● Information shown:
* BEGIN *

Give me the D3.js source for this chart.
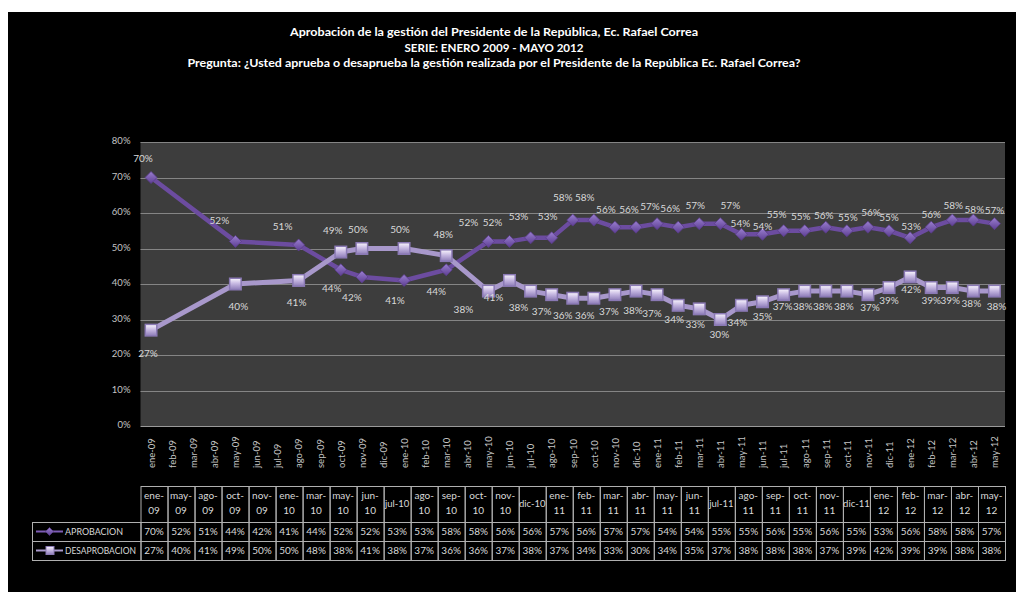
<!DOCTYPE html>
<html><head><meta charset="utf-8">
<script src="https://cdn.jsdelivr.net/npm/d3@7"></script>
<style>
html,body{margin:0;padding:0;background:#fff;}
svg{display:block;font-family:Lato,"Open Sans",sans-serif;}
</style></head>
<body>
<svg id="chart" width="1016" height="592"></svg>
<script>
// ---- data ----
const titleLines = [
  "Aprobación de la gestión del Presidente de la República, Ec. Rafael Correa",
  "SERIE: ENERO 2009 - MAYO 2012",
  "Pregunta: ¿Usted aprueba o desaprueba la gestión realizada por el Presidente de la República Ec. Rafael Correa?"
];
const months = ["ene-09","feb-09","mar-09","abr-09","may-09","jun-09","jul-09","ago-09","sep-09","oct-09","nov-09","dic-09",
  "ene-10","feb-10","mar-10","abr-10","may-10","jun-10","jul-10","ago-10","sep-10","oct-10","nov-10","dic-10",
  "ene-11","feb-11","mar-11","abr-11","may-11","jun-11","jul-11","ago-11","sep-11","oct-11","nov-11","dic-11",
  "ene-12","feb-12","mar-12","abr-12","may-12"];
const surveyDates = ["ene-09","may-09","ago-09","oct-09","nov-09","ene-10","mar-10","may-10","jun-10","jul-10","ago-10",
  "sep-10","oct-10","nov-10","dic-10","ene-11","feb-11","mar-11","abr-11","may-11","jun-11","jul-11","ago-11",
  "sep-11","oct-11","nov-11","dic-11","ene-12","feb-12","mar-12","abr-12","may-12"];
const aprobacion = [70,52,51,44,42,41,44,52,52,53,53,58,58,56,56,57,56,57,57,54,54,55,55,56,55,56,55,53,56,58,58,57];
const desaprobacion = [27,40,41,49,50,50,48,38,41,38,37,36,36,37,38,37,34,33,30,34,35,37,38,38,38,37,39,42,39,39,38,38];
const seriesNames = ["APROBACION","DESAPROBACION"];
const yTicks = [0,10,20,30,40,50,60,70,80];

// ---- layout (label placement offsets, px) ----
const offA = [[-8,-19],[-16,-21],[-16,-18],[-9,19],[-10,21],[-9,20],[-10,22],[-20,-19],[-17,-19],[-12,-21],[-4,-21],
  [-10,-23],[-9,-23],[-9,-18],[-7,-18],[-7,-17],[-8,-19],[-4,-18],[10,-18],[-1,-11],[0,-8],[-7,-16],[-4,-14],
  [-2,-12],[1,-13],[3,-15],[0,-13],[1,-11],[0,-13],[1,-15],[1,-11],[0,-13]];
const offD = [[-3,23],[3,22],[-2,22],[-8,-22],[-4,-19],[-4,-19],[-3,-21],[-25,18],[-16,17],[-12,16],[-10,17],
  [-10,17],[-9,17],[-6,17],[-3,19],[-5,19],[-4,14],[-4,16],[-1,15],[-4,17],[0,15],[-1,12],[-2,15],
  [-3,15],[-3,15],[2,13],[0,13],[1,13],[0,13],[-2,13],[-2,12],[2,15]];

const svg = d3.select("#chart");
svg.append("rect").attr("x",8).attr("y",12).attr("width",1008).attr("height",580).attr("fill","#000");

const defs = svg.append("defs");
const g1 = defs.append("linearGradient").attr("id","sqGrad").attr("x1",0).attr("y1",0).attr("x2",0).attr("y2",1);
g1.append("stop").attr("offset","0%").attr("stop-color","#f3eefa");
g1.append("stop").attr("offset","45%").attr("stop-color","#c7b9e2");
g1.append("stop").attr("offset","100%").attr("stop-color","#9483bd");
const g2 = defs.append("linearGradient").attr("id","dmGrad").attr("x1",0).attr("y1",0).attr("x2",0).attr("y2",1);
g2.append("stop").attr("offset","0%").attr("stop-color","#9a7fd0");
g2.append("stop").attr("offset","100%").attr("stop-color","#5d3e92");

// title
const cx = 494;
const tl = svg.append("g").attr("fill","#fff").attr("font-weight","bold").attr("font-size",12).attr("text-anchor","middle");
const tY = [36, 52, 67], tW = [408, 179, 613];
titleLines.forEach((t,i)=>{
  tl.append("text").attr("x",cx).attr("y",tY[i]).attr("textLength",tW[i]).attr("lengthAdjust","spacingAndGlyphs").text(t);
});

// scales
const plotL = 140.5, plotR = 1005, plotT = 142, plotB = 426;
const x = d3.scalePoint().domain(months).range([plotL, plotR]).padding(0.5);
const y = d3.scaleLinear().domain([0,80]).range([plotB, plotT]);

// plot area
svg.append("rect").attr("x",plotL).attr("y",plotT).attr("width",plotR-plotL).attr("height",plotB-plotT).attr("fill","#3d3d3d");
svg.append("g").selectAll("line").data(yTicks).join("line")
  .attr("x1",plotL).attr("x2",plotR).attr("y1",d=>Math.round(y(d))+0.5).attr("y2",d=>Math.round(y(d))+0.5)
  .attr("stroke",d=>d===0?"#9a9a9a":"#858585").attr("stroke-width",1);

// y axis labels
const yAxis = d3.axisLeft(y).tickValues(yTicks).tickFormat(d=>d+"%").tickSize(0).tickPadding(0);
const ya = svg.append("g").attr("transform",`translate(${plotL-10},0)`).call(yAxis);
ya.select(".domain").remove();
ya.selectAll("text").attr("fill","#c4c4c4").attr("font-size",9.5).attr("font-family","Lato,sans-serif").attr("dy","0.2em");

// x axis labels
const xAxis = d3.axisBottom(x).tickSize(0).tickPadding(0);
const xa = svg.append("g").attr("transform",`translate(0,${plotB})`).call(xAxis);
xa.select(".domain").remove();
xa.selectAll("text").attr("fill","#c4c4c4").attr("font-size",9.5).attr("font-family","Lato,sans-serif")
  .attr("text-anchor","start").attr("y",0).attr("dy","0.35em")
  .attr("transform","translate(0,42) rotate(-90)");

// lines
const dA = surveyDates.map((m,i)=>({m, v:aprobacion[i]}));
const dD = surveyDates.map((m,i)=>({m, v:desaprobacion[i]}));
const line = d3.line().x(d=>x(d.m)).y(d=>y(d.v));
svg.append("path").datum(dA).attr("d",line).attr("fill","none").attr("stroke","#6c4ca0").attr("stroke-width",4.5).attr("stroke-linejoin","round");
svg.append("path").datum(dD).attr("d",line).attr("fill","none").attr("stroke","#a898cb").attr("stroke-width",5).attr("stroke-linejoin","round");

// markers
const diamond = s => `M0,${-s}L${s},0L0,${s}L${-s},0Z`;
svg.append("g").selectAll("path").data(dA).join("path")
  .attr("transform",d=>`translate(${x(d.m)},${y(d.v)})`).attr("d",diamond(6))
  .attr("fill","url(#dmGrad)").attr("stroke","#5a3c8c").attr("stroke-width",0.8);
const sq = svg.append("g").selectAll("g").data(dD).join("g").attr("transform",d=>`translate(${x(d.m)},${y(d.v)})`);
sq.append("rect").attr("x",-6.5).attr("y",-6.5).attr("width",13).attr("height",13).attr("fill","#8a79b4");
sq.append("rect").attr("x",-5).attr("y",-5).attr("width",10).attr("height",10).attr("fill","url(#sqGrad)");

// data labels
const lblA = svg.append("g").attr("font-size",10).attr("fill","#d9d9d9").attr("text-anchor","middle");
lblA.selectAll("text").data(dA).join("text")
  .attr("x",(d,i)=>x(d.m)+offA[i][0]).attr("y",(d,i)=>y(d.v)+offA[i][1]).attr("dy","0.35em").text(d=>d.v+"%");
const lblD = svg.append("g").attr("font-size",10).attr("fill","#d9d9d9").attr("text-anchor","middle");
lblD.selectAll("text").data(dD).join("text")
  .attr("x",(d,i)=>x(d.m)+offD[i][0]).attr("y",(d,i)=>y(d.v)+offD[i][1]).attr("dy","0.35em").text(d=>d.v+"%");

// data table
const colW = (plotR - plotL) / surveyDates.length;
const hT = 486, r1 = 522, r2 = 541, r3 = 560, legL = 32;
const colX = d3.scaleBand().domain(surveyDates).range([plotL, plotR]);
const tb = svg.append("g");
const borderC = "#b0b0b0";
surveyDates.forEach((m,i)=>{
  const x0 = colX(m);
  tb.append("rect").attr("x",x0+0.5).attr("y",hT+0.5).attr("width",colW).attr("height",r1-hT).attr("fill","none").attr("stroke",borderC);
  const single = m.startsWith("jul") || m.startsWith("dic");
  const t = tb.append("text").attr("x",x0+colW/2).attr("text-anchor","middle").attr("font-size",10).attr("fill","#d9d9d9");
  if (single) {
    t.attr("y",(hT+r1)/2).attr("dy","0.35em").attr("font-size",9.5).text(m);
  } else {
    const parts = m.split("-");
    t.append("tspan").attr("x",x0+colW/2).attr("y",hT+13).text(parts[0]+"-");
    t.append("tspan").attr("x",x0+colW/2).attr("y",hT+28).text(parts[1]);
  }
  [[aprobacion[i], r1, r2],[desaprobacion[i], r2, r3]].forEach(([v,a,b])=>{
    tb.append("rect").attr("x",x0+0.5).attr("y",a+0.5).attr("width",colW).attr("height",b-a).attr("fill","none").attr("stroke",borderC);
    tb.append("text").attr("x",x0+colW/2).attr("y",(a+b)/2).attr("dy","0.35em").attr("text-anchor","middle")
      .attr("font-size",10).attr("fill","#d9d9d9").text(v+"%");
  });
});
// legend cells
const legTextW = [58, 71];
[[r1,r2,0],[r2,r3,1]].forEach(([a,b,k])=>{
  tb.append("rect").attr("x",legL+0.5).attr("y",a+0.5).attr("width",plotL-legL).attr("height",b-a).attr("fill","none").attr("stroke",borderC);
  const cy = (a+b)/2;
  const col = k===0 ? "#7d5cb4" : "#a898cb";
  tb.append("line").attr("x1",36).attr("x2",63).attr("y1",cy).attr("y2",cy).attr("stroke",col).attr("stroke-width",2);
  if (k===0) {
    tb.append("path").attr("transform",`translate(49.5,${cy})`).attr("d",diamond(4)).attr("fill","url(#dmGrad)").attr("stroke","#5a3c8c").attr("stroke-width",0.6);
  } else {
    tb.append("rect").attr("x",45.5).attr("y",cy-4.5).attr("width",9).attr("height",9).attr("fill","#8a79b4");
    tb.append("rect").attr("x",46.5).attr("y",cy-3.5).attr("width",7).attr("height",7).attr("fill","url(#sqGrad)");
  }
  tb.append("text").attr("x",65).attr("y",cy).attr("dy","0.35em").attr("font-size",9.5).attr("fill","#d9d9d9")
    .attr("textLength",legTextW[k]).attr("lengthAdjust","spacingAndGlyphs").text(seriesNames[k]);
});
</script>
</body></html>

* END *

● What the exercise asks:
Collect each line above holding the string "chart".

● Solution to this exercise:
Give me the D3.js source for this chart.
<svg id="chart" width="1016" height="592"></svg>
const svg = d3.select("#chart");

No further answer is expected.